The so-called Taxi Vouchers, using a federal 5317 grant to supplement the CAT Paratransit service, operates during normal transit service hours from 7 a.m. until 7 p.m. Monday through Friday and even provides a door-to-door service. That regular Paratransit service allows for routine trips for groceries, doctors and dentist appointments. The taxi vouchers would allow for after-hours emergencies, according to Cottonwood Community Services Manager Richard Faust.
Faust said city officials discovered that the special funds for the "ADA-plus" service that allowed for taxi vouchers had been abused in some cases and the grant was totally exhausted over that period. Some people had used the vouchers for taxi rides as often as three times a day, according to Faust. They seemed to be substituting a taxi for a bus ride, he said.
A request to NACOG, one of the grant partners, provided $2,500 to help underwrite taxi vouchers until the annual program could be re-established in October.

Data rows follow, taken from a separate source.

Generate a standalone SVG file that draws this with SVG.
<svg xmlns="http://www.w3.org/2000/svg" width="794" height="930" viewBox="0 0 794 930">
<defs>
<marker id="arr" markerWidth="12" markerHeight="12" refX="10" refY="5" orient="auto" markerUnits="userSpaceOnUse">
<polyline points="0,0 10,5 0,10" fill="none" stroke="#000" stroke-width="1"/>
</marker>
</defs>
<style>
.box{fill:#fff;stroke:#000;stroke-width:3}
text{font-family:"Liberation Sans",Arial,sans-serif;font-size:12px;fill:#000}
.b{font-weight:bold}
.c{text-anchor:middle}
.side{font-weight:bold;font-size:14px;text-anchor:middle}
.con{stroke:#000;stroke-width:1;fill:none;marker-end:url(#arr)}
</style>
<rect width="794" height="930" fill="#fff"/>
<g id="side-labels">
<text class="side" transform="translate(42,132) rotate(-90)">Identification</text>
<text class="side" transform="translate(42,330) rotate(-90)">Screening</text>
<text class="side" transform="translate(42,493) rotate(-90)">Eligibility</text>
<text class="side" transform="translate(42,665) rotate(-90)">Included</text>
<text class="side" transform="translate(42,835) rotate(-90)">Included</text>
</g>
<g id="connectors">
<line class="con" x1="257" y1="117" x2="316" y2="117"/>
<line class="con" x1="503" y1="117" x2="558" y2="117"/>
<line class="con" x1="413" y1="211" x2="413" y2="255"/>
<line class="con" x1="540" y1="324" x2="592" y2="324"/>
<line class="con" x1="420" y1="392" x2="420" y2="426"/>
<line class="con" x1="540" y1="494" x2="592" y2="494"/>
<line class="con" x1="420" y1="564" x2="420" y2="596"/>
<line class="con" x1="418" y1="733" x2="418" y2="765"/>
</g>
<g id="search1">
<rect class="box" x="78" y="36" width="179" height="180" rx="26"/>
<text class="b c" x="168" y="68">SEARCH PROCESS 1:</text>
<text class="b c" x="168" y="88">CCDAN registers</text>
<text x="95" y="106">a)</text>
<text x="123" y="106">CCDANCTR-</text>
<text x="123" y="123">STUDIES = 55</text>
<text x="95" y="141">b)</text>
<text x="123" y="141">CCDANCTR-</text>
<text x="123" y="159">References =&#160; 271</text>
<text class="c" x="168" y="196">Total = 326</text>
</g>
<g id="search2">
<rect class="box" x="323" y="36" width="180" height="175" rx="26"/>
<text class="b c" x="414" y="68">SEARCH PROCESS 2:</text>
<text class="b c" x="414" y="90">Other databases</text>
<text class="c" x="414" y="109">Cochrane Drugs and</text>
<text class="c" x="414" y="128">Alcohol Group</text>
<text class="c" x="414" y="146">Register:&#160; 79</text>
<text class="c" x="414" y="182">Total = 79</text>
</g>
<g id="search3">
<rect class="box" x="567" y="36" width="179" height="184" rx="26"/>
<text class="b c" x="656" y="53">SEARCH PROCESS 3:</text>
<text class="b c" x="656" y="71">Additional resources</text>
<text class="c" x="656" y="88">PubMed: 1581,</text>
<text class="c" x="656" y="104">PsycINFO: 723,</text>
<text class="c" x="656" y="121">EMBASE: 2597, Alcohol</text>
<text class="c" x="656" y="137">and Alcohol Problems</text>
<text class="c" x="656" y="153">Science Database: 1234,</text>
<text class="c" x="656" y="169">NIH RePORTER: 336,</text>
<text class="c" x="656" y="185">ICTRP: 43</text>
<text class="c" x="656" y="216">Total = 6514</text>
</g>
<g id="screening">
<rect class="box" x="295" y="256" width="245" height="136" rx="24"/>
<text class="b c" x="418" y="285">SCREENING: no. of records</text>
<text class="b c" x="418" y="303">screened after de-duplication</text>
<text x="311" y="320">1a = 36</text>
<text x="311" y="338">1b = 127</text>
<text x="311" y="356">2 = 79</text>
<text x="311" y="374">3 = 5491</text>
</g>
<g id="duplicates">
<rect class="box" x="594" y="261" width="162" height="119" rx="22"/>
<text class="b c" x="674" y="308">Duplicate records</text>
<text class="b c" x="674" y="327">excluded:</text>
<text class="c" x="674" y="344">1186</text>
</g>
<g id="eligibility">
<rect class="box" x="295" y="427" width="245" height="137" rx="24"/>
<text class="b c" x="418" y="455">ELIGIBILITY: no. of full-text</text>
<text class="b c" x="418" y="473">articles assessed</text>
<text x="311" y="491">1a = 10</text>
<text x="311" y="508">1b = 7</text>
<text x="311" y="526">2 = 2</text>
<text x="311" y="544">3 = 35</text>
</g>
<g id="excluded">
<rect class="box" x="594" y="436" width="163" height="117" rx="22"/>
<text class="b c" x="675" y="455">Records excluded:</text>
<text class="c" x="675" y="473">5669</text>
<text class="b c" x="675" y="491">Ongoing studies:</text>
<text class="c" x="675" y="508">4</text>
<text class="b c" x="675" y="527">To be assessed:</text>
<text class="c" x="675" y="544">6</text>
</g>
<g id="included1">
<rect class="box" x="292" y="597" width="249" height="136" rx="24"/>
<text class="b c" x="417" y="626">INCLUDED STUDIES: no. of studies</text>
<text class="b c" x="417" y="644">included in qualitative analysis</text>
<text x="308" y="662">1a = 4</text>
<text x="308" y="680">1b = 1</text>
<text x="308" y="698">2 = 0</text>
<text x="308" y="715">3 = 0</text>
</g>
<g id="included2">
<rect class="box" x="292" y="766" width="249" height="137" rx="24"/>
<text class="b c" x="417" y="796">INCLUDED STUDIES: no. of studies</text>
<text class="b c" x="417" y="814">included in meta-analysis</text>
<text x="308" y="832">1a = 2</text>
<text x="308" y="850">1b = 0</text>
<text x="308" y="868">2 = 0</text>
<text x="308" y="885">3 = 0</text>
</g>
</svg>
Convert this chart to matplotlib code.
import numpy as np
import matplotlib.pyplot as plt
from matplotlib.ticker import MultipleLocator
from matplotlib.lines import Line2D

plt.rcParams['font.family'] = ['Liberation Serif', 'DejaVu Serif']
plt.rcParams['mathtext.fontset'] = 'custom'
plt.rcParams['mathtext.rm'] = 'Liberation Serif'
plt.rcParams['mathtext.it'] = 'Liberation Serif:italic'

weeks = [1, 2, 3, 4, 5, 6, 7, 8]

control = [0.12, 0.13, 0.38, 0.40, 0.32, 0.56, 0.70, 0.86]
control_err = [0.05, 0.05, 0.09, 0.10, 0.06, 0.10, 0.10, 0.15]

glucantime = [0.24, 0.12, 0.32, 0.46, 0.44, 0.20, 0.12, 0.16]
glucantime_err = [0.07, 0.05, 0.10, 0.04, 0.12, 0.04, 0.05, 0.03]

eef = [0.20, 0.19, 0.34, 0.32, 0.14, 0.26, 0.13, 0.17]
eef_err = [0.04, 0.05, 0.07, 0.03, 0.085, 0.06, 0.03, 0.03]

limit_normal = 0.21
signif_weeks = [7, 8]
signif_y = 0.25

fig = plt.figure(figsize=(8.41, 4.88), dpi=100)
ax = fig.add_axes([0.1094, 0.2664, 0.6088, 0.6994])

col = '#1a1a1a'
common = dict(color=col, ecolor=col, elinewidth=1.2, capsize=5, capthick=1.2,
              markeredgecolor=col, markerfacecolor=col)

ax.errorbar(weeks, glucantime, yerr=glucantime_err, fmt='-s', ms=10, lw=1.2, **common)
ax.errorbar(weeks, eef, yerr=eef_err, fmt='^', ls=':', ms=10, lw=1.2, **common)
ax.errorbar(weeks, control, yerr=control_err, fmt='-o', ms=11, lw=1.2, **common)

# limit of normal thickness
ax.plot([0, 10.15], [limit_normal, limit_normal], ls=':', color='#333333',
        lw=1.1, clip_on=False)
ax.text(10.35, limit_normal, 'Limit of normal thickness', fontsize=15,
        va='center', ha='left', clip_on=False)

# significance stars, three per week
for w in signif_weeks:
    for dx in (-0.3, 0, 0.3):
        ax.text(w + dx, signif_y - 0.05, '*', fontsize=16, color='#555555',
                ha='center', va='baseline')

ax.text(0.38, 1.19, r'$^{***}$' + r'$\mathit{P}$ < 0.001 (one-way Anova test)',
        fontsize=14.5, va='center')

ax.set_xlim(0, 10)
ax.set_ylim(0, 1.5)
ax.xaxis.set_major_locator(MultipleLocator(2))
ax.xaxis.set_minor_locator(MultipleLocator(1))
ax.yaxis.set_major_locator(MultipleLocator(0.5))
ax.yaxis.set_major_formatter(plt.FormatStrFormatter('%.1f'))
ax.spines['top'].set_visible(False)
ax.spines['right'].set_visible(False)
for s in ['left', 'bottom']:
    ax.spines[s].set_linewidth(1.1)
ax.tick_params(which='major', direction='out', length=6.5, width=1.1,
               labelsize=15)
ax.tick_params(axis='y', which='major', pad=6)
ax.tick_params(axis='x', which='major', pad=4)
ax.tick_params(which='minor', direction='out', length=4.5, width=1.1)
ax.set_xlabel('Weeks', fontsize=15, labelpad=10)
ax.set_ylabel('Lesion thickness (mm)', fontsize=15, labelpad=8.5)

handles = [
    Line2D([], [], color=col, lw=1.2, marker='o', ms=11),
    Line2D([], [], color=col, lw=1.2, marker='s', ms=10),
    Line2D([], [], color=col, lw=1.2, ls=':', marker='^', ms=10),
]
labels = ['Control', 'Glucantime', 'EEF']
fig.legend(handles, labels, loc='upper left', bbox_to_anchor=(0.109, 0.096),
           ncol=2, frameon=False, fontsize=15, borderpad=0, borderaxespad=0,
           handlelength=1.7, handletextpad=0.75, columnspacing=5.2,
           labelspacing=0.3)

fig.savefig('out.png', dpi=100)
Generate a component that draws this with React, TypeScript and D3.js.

Bruce Morrow, who now manages the CAT system, believes about 100 passengers have used the so-called "taxi vouchers," but he says the city is reviewing the program to make sure that it can be adopted and operated by the city without excessive liability. It was always considered a "trial" program, according to Morrow, even when instituted by NAIPTA.
A new grant would be effective in October, but Faust is warning that the $2,500 provided as a stop-gap won't last long if people continue to use taxis for regular rides instead of the Para-transit service, during the hours when that is available.
The Cottonwood City Council will consider a memorandum of understanding during a July 17 meeting to assure the process for the interim funds and make sure that taxi companies have the necessary liability coverage.
Meanwhile, Faust said the system wants to restore service to its frequency before cutbacks were needed earlier this year. He is hoping the "Green Line" can be restored and that routes can operate at 30-minute intervals. But, he says, those are still unknowns.